• _DATA BLOCK_
.....

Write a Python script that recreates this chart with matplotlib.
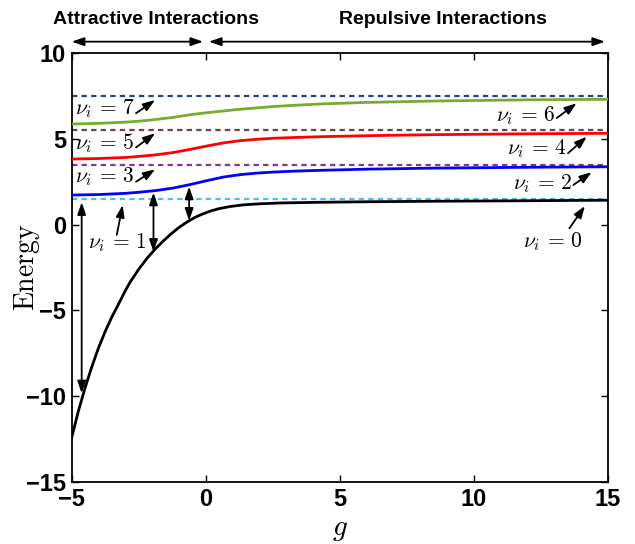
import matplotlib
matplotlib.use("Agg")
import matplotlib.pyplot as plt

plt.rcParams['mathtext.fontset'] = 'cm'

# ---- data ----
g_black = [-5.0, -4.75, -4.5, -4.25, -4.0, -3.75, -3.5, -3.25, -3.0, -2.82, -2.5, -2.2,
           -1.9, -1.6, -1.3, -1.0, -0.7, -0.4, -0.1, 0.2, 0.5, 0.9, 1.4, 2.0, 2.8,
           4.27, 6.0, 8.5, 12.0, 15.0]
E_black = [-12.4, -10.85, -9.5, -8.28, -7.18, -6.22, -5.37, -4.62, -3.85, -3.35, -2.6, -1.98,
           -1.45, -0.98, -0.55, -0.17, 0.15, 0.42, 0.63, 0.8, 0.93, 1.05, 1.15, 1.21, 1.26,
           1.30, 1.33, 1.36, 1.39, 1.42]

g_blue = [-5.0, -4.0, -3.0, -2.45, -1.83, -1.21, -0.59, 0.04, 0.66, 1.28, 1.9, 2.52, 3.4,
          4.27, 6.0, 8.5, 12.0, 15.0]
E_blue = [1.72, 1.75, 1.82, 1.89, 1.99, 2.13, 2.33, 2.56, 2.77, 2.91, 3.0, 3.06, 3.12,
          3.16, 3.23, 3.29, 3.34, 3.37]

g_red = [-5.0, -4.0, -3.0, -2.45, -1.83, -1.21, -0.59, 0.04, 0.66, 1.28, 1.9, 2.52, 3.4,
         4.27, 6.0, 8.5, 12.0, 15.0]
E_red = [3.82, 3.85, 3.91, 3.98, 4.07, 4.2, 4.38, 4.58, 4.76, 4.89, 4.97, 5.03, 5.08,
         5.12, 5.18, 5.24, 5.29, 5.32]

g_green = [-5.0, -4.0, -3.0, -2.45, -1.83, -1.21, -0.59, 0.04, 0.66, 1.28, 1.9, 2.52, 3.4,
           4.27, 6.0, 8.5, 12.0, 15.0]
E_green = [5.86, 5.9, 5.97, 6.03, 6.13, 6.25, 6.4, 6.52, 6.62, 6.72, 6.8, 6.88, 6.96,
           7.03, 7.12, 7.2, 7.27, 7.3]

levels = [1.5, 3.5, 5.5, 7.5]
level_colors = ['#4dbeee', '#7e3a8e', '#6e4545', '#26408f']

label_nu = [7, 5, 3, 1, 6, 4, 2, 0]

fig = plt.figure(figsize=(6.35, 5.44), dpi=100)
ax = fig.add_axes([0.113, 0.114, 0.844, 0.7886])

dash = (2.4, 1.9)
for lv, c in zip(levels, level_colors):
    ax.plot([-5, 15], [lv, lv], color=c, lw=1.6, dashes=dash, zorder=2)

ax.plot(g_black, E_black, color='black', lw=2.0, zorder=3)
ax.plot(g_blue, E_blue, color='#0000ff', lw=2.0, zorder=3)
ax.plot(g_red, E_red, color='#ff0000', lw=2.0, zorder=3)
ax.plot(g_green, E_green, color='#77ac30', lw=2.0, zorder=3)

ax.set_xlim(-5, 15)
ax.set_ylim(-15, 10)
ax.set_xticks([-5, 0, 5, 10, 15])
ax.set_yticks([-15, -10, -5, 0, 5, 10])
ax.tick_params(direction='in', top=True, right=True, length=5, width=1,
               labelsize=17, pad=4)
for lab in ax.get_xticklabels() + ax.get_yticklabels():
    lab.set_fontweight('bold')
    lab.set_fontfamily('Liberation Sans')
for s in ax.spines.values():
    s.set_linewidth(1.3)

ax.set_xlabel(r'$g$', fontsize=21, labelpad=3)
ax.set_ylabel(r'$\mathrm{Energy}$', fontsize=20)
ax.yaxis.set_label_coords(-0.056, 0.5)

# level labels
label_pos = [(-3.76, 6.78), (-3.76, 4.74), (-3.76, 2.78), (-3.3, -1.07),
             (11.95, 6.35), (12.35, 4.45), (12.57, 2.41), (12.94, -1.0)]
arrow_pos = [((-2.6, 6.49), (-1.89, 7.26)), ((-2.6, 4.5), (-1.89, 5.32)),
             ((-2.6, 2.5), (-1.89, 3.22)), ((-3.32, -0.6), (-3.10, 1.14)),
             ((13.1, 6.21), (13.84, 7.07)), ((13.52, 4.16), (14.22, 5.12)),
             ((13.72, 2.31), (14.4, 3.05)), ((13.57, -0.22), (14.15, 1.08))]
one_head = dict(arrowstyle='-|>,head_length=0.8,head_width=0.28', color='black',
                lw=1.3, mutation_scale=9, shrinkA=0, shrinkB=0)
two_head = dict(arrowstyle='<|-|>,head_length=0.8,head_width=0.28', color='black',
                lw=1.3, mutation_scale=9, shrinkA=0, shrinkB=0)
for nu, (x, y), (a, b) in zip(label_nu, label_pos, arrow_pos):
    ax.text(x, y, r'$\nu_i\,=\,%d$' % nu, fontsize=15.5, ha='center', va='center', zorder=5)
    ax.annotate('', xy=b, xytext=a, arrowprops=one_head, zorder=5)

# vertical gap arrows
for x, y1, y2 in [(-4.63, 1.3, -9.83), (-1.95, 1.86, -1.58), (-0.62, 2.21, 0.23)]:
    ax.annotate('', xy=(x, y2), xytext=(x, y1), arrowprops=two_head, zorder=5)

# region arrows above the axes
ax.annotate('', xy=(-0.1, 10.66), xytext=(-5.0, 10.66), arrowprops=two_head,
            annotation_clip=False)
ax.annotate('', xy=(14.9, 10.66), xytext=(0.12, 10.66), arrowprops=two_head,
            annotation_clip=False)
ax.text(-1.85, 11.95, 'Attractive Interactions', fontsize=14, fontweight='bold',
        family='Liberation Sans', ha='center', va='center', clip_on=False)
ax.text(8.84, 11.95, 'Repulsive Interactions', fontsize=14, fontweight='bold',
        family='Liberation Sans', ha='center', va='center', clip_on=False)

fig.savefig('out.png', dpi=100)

.....

• _WHAT TO PRODUCE_
Your task is to reproduce exactly the lines from the start of the data above through the line containing "ax.plot(g_green, E_green, color='#77ac30', lw=2.0, zorder=3)", leaving every picture out.

• _ANSWER IN FULL_
Write a Python script that recreates this chart with matplotlib.
import matplotlib
matplotlib.use("Agg")
import matplotlib.pyplot as plt

plt.rcParams['mathtext.fontset'] = 'cm'

# ---- data ----
g_black = [-5.0, -4.75, -4.5, -4.25, -4.0, -3.75, -3.5, -3.25, -3.0, -2.82, -2.5, -2.2,
           -1.9, -1.6, -1.3, -1.0, -0.7, -0.4, -0.1, 0.2, 0.5, 0.9, 1.4, 2.0, 2.8,
           4.27, 6.0, 8.5, 12.0, 15.0]
E_black = [-12.4, -10.85, -9.5, -8.28, -7.18, -6.22, -5.37, -4.62, -3.85, -3.35, -2.6, -1.98,
           -1.45, -0.98, -0.55, -0.17, 0.15, 0.42, 0.63, 0.8, 0.93, 1.05, 1.15, 1.21, 1.26,
           1.30, 1.33, 1.36, 1.39, 1.42]

g_blue = [-5.0, -4.0, -3.0, -2.45, -1.83, -1.21, -0.59, 0.04, 0.66, 1.28, 1.9, 2.52, 3.4,
          4.27, 6.0, 8.5, 12.0, 15.0]
E_blue = [1.72, 1.75, 1.82, 1.89, 1.99, 2.13, 2.33, 2.56, 2.77, 2.91, 3.0, 3.06, 3.12,
          3.16, 3.23, 3.29, 3.34, 3.37]

g_red = [-5.0, -4.0, -3.0, -2.45, -1.83, -1.21, -0.59, 0.04, 0.66, 1.28, 1.9, 2.52, 3.4,
         4.27, 6.0, 8.5, 12.0, 15.0]
E_red = [3.82, 3.85, 3.91, 3.98, 4.07, 4.2, 4.38, 4.58, 4.76, 4.89, 4.97, 5.03, 5.08,
         5.12, 5.18, 5.24, 5.29, 5.32]

g_green = [-5.0, -4.0, -3.0, -2.45, -1.83, -1.21, -0.59, 0.04, 0.66, 1.28, 1.9, 2.52, 3.4,
           4.27, 6.0, 8.5, 12.0, 15.0]
E_green = [5.86, 5.9, 5.97, 6.03, 6.13, 6.25, 6.4, 6.52, 6.62, 6.72, 6.8, 6.88, 6.96,
           7.03, 7.12, 7.2, 7.27, 7.3]

levels = [1.5, 3.5, 5.5, 7.5]
level_colors = ['#4dbeee', '#7e3a8e', '#6e4545', '#26408f']

label_nu = [7, 5, 3, 1, 6, 4, 2, 0]

fig = plt.figure(figsize=(6.35, 5.44), dpi=100)
ax = fig.add_axes([0.113, 0.114, 0.844, 0.7886])

dash = (2.4, 1.9)
for lv, c in zip(levels, level_colors):
    ax.plot([-5, 15], [lv, lv], color=c, lw=1.6, dashes=dash, zorder=2)

ax.plot(g_black, E_black, color='black', lw=2.0, zorder=3)
ax.plot(g_blue, E_blue, color='#0000ff', lw=2.0, zorder=3)
ax.plot(g_red, E_red, color='#ff0000', lw=2.0, zorder=3)
ax.plot(g_green, E_green, color='#77ac30', lw=2.0, zorder=3)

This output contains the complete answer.